#### Given exercise:
Starting at the first line of the listing below, retype each line up to and including the one that contains "return (PB - (y - OFF)) / (PB - PT)". Leave pictures out.

#### Information shown:
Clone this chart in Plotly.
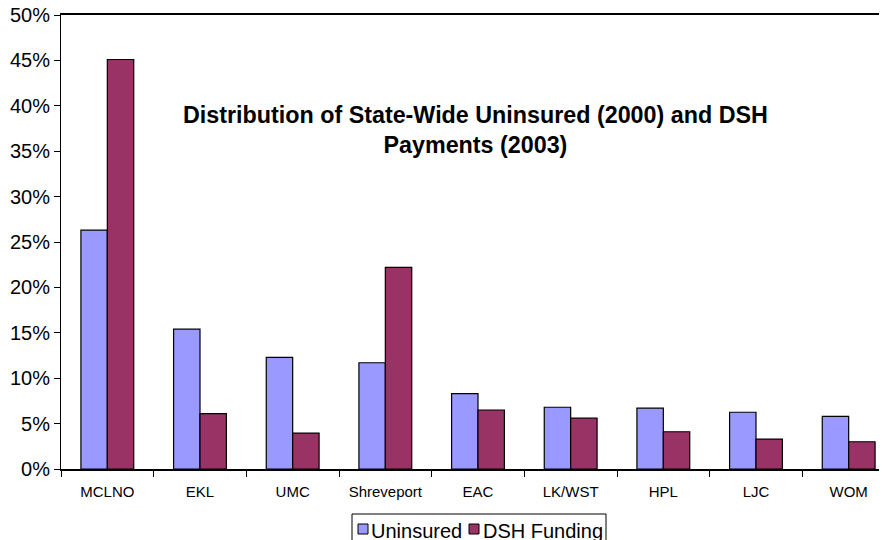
import plotly.graph_objects as go

categories = ["MCLNO", "EKL", "UMC", "Shreveport", "EAC", "LK/WST", "HPL", "LJC", "WOM"]
uninsured = [26.3, 15.4, 12.3, 11.7, 8.3, 6.8, 6.7, 6.25, 5.8]
dsh_funding = [45.1, 6.1, 3.95, 22.2, 6.5, 5.6, 4.1, 3.3, 3.0]
y_ticks = [0, 5, 10, 15, 20, 25, 30, 35, 40, 45, 50]
y_tick_labels = [f"{v}%" for v in y_ticks]
series_names = ["Uninsured", "DSH Funding"]
series_colors = ["#9999FF", "#993366"]

font_family = "Liberation Sans, Arial, sans-serif"

# page has an 8px body margin: figure pixel = page pixel - 8
OFF = 8
W, H = 887, 540
# plot area in page pixels: x 61..895, y 15..469
PL, PR, PT, PB = 61 - OFF, 895 - OFF, 15 - OFF, 469 - OFF
def px(x):
    return (x - OFF - PL) / (PR - PL)
def py(y):
    return (PB - (y - OFF)) / (PB - PT)

fig = go.Figure()
for name, vals, col in zip(series_names, [uninsured, dsh_funding], series_colors):
    fig.add_trace(go.Bar(x=categories, y=vals, name=name,
                         marker=dict(color=col, line=dict(color="black", width=1.2))))

shapes = [dict(type="rect", xref="paper", yref="paper",
               x0=px(352), x1=px(606), y0=py(552), y1=py(514),
               line=dict(color="black", width=1), fillcolor="white", layer="above")]
annotations = [dict(text="<b>Distribution of State-Wide Uninsured (2000) and DSH<br>Payments (2003)</b>",
                    x=px(475), y=py(130), xref="paper", yref="paper",
                    xanchor="center", yanchor="middle",
                    showarrow=False, font=dict(size=23.3))]
legend_pos = [(358, 370), (469, 482)]
for (sx, tx), name, col in zip(legend_pos, series_names, series_colors):
    shapes.append(dict(type="rect", xref="paper", yref="paper",
                       x0=px(sx), x1=px(sx + 10), y0=py(534), y1=py(524),
                       line=dict(color="black", width=1), fillcolor=col, layer="above"))
    annotations.append(dict(text=name, x=px(tx), y=py(531), xref="paper", yref="paper",
                            xanchor="left", yanchor="middle", showarrow=False,
                            font=dict(size=20), borderpad=0))

fig.update_layout(
    width=W, height=H,
    margin=dict(l=PL, r=W - PR, t=PT, b=H - PB, autoexpand=False),
    paper_bgcolor="white", plot_bgcolor="white",
    barmode="group", bargap=0.43, bargroupgap=0,
    font=dict(family=font_family, color="black"),
    showlegend=False,
    shapes=shapes,
    annotations=annotations,
)

fig.update_xaxes(type="category", range=[-0.5, 8.5], showline=True, linecolor="black", linewidth=2,
                 mirror=True, ticks="outside", tickson="boundaries", ticklen=6, tickcolor="black",
                 tickfont=dict(size=15), ticklabelstandoff=8, showgrid=False, automargin=False)
fig.update_yaxes(range=[0, 50], tickvals=y_ticks, ticktext=y_tick_labels, showline=True,
                 linecolor="black", linewidth=1, ticks="outside", ticklen=6, tickcolor="black",
                 tickfont=dict(size=20), ticklabeloverflow="allow", showgrid=False,
                 zeroline=False, automargin=False)

fig.write_html("out.html")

#### Answer in full:
Clone this chart in Plotly.
import plotly.graph_objects as go

categories = ["MCLNO", "EKL", "UMC", "Shreveport", "EAC", "LK/WST", "HPL", "LJC", "WOM"]
uninsured = [26.3, 15.4, 12.3, 11.7, 8.3, 6.8, 6.7, 6.25, 5.8]
dsh_funding = [45.1, 6.1, 3.95, 22.2, 6.5, 5.6, 4.1, 3.3, 3.0]
y_ticks = [0, 5, 10, 15, 20, 25, 30, 35, 40, 45, 50]
y_tick_labels = [f"{v}%" for v in y_ticks]
series_names = ["Uninsured", "DSH Funding"]
series_colors = ["#9999FF", "#993366"]

font_family = "Liberation Sans, Arial, sans-serif"

# page has an 8px body margin: figure pixel = page pixel - 8
OFF = 8
W, H = 887, 540
# plot area in page pixels: x 61..895, y 15..469
PL, PR, PT, PB = 61 - OFF, 895 - OFF, 15 - OFF, 469 - OFF
def px(x):
    return (x - OFF - PL) / (PR - PL)
def py(y):
    return (PB - (y - OFF)) / (PB - PT)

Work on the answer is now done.